Statutory Interest On Overdue Property Tax Claims In Bankruptcy – Code Section 511

Real Estate

Posted in on March 14, 2014

Despite its passage as part of BAPCPA almost a decade ago, Section 511 of the Bankruptcy Code continues to be overlooked by debtors’ counsel and courts in deciding matters related to the treatment of post-petition interest on municipal tax claims. In particular, where debtors’ real estate is subject to large pre-petition tax claims, Section 511 provides that post-petition interest on such claims must be calculated at, “the rate determined under applicable nonbankruptcy law.” Prior to BAPCPA bankruptcy courts could employ equitable considerations to alter the rate of post-petition interest on such claims; however, with the passage of Section 511, municipal creditors are entitled to statutory interest – 18% in the case of unpaid real estate tax claims.
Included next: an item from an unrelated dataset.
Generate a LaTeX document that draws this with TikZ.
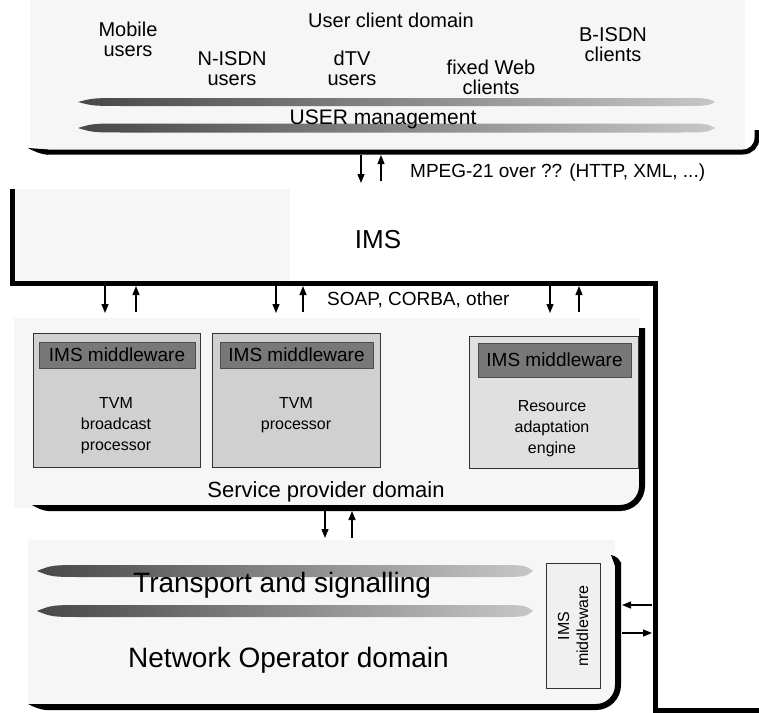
\documentclass[tikz,border=0pt]{standalone}
\usepackage{fontspec}
\setmainfont{Liberation Sans}
\usetikzlibrary{arrows.meta,positioning}
\definecolor{stipple}{RGB}{246,246,246}
\definecolor{boxgray}{RGB}{208,208,208}
\definecolor{boxlight}{RGB}{224,224,224}
\definecolor{headgray}{RGB}{120,120,120}
% one grey brush edge of a band: x1, x2, y, half thickness
\newcommand{\bandedge}[4]{%
  \shade[left color=black!72, right color=black!22]
    (#1,#3) .. controls (#1+15,#3-#4) .. (#1+50,#3-#4) -- (#2-40,#3-#4)
    .. controls (#2-8,#3-#4) .. (#2,#3) .. controls (#2-8,#3+#4) .. (#2-40,#3+#4)
    -- (#1+50,#3+#4) .. controls (#1+15,#3+#4) .. (#1,#3) -- cycle;}

\begin{document}
\begin{tikzpicture}[x=1pt,y=-1pt,
  frame/.style={line width=5pt},
  sig/.style={line width=1.3pt, -{Triangle[length=9pt,width=7pt]}},
  lbl/.style={font=\fontsize{20}{20}\selectfont, align=center, inner sep=0pt, anchor=north},
  note/.style={font=\fontsize{19}{19}\selectfont, inner sep=0pt, anchor=north west},
  procbox/.style={draw=black!80, line width=0.8pt, fill=boxgray, anchor=north west, inner sep=0pt},
  mwhead/.style={draw=black!70, line width=0.6pt, fill=headgray, inner sep=0pt,
                 font=\fontsize{19}{19}\selectfont},
  proctext/.style={font=\fontsize{16}{21}\selectfont, align=center, inner sep=0pt, anchor=north}]
  \useasboundingbox (0,0) rectangle (759,712);
  % Stippled domain areas
  \fill[stipple] (30,0) rectangle (745,150);
  \fill[stipple] (12,189) rectangle (290,283);
  \fill[stipple] (14,318) rectangle (640,508);
  \fill[stipple] (28,540) rectangle (615,705);

  % User client domain
  \node[lbl] (ucd) at (391,13) {User client domain};
  \node[lbl] (mobile) at (128,22) {Mobile\\users};
  \node[lbl] (nisdn) at (232,51) {N-ISDN\\users};
  \node[lbl] (dtv) at (352,51) {dTV\\users};
  \node[lbl] (fixweb) at (491,60) {fixed Web\\clients};
  \node[lbl] (bisdn) at (613,27) {B-ISDN\\clients};
  % USER management band
  \bandedge{78}{715}{102}{4}
  \bandedge{78}{715}{128}{4.5}
  \node[font=\fontsize{21}{21}\selectfont, inner sep=0pt, anchor=north] (usermgmt)
    at (383,110) {USER management};
  % User domain floor
  \fill (28,148) .. controls (34,151) and (40,154.5) .. (48,154.5) -- (48,149.5) -- cycle;
  \draw[frame, rounded corners=14] (46,152) -- (757,152) -- (757,130);

  % User <-> IMS
  \coordinate (uA) at (361,155); \coordinate (uB) at (361,183);
  \coordinate (uC) at (381,181); \coordinate (uD) at (381,155);
  \draw[sig] (uA) -- (uB);
  \draw[sig] (uC) -- (uD);
  \node[note] (mpeg) at (410,164) {MPEG-21 over ?? (HTTP, XML, ...)};

  % IMS frame
  \draw[frame] (12,189) -- (12,283) -- (655,283) -- (655,710) -- (762,710);
  \node[font=\fontsize{26}{26}\selectfont, inner sep=0pt, anchor=north] (ims) at (378,230) {IMS};

  % IMS <-> service provider
  \foreach \n/\xd/\xu in {a/105/136, b/276/303, c/550/579} {
    \coordinate (sd\n) at (\xd,286); \coordinate (se\n) at (\xd,313);
    \coordinate (su\n) at (\xu,312); \coordinate (sv\n) at (\xu,286);
    \draw[sig] (sd\n) -- (se\n);
    \draw[sig] (su\n) -- (sv\n);
  }
  \node[note] (soap) at (327,292) {SOAP, CORBA, other};

  % Service provider domain
  \node[procbox, minimum width=167, minimum height=134] (bcast) at (33,333) {};
  \node[mwhead, minimum width=156, minimum height=26] (bcasthd) at (117,355) {IMS middleware};
  \node[proctext] (bcasttx) at (116,397) {TVM\\broadcast\\processor};
  \node[procbox, minimum width=168, minimum height=134] (tvm) at (212,333) {};
  \node[mwhead, minimum width=153, minimum height=26] (tvmhd) at (296.5,355) {IMS middleware};
  \node[proctext] (tvmtx) at (296,397) {TVM\\processor};
  \node[procbox, fill=boxlight, minimum width=169, minimum height=132] (rae) at (469,336) {};
  \node[mwhead, minimum width=153, minimum height=34] (raehd) at (554.5,360) {IMS middleware};
  \node[proctext] (raetx) at (552,400) {Resource\\adaptation\\engine};
  \node[font=\fontsize{22}{22}\selectfont, inner sep=0pt, anchor=north] (spd)
    at (326,481) {Service provider domain};
  \fill (32,505) .. controls (38,508) and (42,511) .. (50,511) -- (50,505) -- cycle;
  \draw[frame, line width=6pt, rounded corners=22] (48,508) -- (642,508) -- (642,328);

  % Service provider <-> network operator
  \coordinate (nA) at (325,511); \coordinate (nB) at (325,538);
  \coordinate (nC) at (352,538); \coordinate (nD) at (352,511);
  \draw[sig] (nA) -- (nB);
  \draw[sig] (nC) -- (nD);

  % Network operator domain
  \bandedge{37}{533}{571}{6}
  \bandedge{37}{533}{611}{6}
  \node[font=\fontsize{28}{28}\selectfont, inner sep=0pt, anchor=north west] (transp)
    at (133,572) {Transport and signalling};
  \node[font=\fontsize{28}{28}\selectfont, inner sep=0pt, anchor=north west] (netop)
    at (128,647) {Network Operator domain};
  \node[draw=black!80, line width=0.8pt, fill=black!6, rotate=90, inner sep=0pt,
        minimum width=125, minimum height=54, align=center,
        font=\fontsize{16}{19}\selectfont] (netmw) at (573,626) {IMS\\middleware};
  \fill (28,704) .. controls (34,707) and (40,710) .. (48,710) -- (48,704) -- cycle;
  \draw[frame, line width=6pt, rounded corners=22] (46,707) -- (618,707) -- (618,562);
  \fill (611,555) .. controls (616,556) and (621,559) .. (621,566) -- (615,566) -- cycle;

  % IMS <-> network operator
  \coordinate (hA) at (652,605); \coordinate (hB) at (622,605);
  \coordinate (hC) at (622,633); \coordinate (hD) at (652,633);
  \draw[sig] (hA) -- (hB);
  \draw[sig] (hC) -- (hD);
\end{tikzpicture}
\end{document}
As a result, substantial post-petition interest may accrue during the course of a bankruptcy depending on the amount of pre-petition arrearage. Such interest will accrue ahead of the secured claim of any first mortgagee and actively erode any equity cushion that may exist. Therefore, in order to maintain the status quo, mortgagees are well advised to push for the debtor to pay post-petition statutory interest accruing on pre-petition real estate tax claims, in addition to post-petition taxes that may become due. This analysis may have an impact on disputes over the use of cash collateral and motions for relief from stay where the extent and reliability of any equity cushion protecting the mortgagee is in dispute. Although a mortgagee may not be entitled to adequate protection payments, and a court may not be inclined to grant a motion for relief from stay, the debtor may be compelled to pay post-petition statutory interest to a municipality holding a secured priority tax claim. Such payments will inure to the benefit of mortgagees in the event a motion for relief from stay is granted and the property does proceed to foreclosure where the value of the collateral is reduced by the amount of any priority real estate tax claim. Absent coaxing from mortgagees’ counsel, debtors and courts may overlook the impact of post-petition statutory interest on a debtor’s plan.